He beat her by an average of thirty four percent. I figured that given the racial mixes involved in the races in question that he'd take MD and D.C. but that he'd eke out a tiny victory in VA or lose by five percent or less. Mainly I based that on the fact that he's done better in states that have caucuses, have a high percentage of Blacks, or a very low percentage of blacks. Simply put he does well in areas where racial tension is low or winners are more or less decided by debate. (Not my theory but I can't remember who to credit for that bit of pattern recognition.) In my experience (I'm from VA.) Virginia has just enough racial tension to have made it a hard state for me to predict. But what I had forgotten is my theory that the more Obama wins the more he will continue to win. In the Democratic primaries in both states, Barack Obama won both men and women. In Virginia, he got 68 percent of men and 60 percent of women, while in Maryland he got 62 percent of men and 55 percent of women. In Virginia, Obama even won among white men, getting 58 percent of their votes while Hillary Rodham Clinton took her base, white women, by an unusually small margin. In Virginia she got 53 percent to Obama's 47 percent among white women. But in Maryland, Clinton won overall among whites, winning by a wide margin among white women but only tying Obama among white men. Obama's narrow win among whites in Virginia marked one of his best showings yet among white voters and was the first time he has beat Clinton among whites in a Southern state. Obama won the votes of 90 percent of blacks in Virginia and 84 percent in Maryland.
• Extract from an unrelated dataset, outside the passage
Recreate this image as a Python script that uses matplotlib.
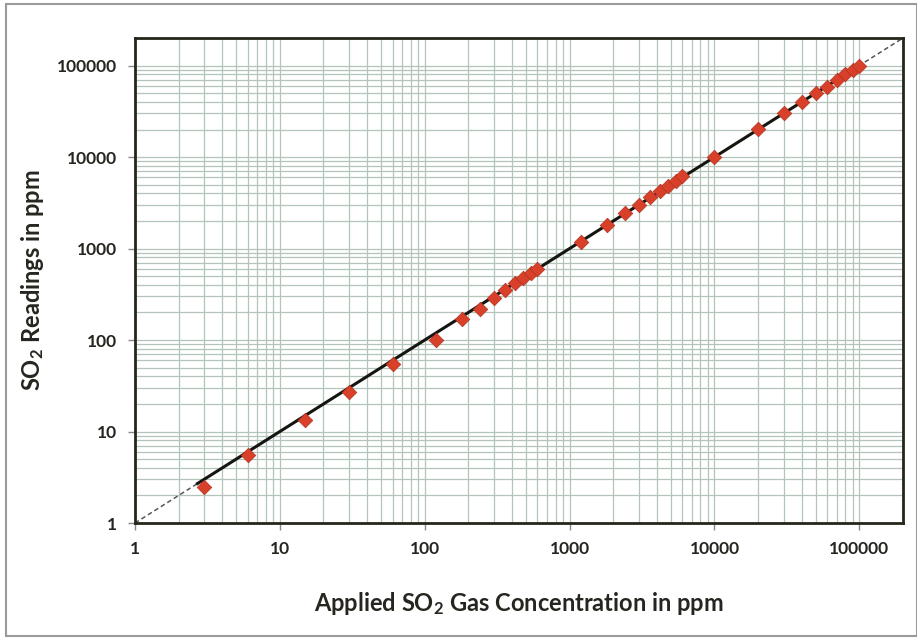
import matplotlib
matplotlib.use("Agg")
import matplotlib.pyplot as plt
from matplotlib.patches import Rectangle

# applied concentration (ppm) vs. instrument readings (ppm)
applied_ppm = [3, 6, 15, 30, 60, 120, 180, 240, 300, 360, 420, 480, 540, 600,
               1200, 1800, 2400, 3000, 3600, 4200, 4800, 5400, 6000,
               10000, 20000, 30000, 40000, 50000, 60000, 70000, 80000, 90000, 100000]
reading_ppm = [2.5, 5.5, 13.5, 27, 55, 100, 168, 220, 290, 350, 415, 475, 535, 600,
               1180, 1810, 2430, 3000, 3650, 4250, 4850, 5450, 6200,
               10000, 20300, 30500, 40200, 50500, 59000, 70000, 80000, 89000, 100000]

fit_x = [2.7, 100000]
ideal_x = [1, 200000]
axis_min, axis_max = 1, 200000
decades = [1, 10, 100, 1000, 10000, 100000]
decade_labels = ["1", "10", "100", "1000", "10000", "100000"]

plt.rcParams["font.family"] = ["Lato", "DejaVu Sans"]
plt.rcParams["mathtext.default"] = "regular"

text_col = "#262620"
grid_col = "#b3c4b8"

fig = plt.figure(figsize=(9.17, 6.39), dpi=100)
ax = fig.add_axes([0.1472, 0.1815, 0.8375, 0.759])

ax.set_xscale("log")
ax.set_yscale("log")
ax.set_xlim(axis_min, axis_max)
ax.set_ylim(axis_min, axis_max)

ax.grid(True, which="both", color=grid_col, linewidth=0.9)
ax.set_axisbelow(True)

ax.plot(ideal_x, ideal_x, linestyle=(0, (3, 2)), color="#555555", linewidth=1.1, zorder=2)
ax.plot(fit_x, fit_x, color="#161610", linewidth=2.2, zorder=3)
ax.scatter(applied_ppm, reading_ppm, marker="D", s=55, color="#d8402a",
           edgecolors="#b03020", linewidths=0.5, zorder=4)

ax.set_xticks(decades)
ax.set_xticklabels(decade_labels)
ax.set_yticks(decades)
ax.set_yticklabels(decade_labels)
ax.tick_params(which="minor", length=0)
ax.tick_params(which="major", length=5, width=1, color="#888888", direction="out",
               labelsize=12.5, labelcolor=text_col, pad=8)
for lbl in ax.get_xticklabels() + ax.get_yticklabels():
    lbl.set_fontweight("bold")

for sp in ax.spines.values():
    sp.set_linewidth(2)
    sp.set_color("#26261c")

ax.set_xlabel("Applied SO$_2$ Gas Concentration in ppm", fontsize=17, fontweight="bold",
              color=text_col, labelpad=24)
ax.set_ylabel("SO$_2$ Readings in ppm", fontsize=17, fontweight="bold",
              color=text_col, labelpad=8)

# page frame of the scanned figure
fig.patches.append(Rectangle((0.006, 0.004), 0.994, 0.99, transform=fig.transFigure,
                             fill=False, edgecolor="#9a9a9a", linewidth=1.5))

fig.savefig("out.png", dpi=100)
I theorized that if Obama won an early primary and SC he'd prove that he was electable. Once that happened voters that were backing Clinton because she was the presumptive front runner would start siding with Obama. Once that happened the more he won the more states he would win. Apparently my theory has reached a sort of critical mass. In tonight's primaries he actually pulled in more Women voters than Clinton according to early exit polls...
Obama is now officially the front runner having a higher number of delegates and pledged super delegates in his corner. But Clinton has a major shot at playing catch up. She has to win Texas in order to regain momentum. Current polls have her ahead of Obama by ten percent. But I'm sticking to my theory and guessing that she'll be down to a five percent lead by the time the Texas primary rolls around. If she doesn't manage to do that she only has two options to stay in the race; reseat the FL and MI delegates and strong arm and/or sweet talk enough super delegates to come up even. And if she goes that route to get the nomination she'll poison the hearts of enough voters to ensure a McCain victory. So keep your eye on Texas because if I'm right it will make or break Clinton's campaign.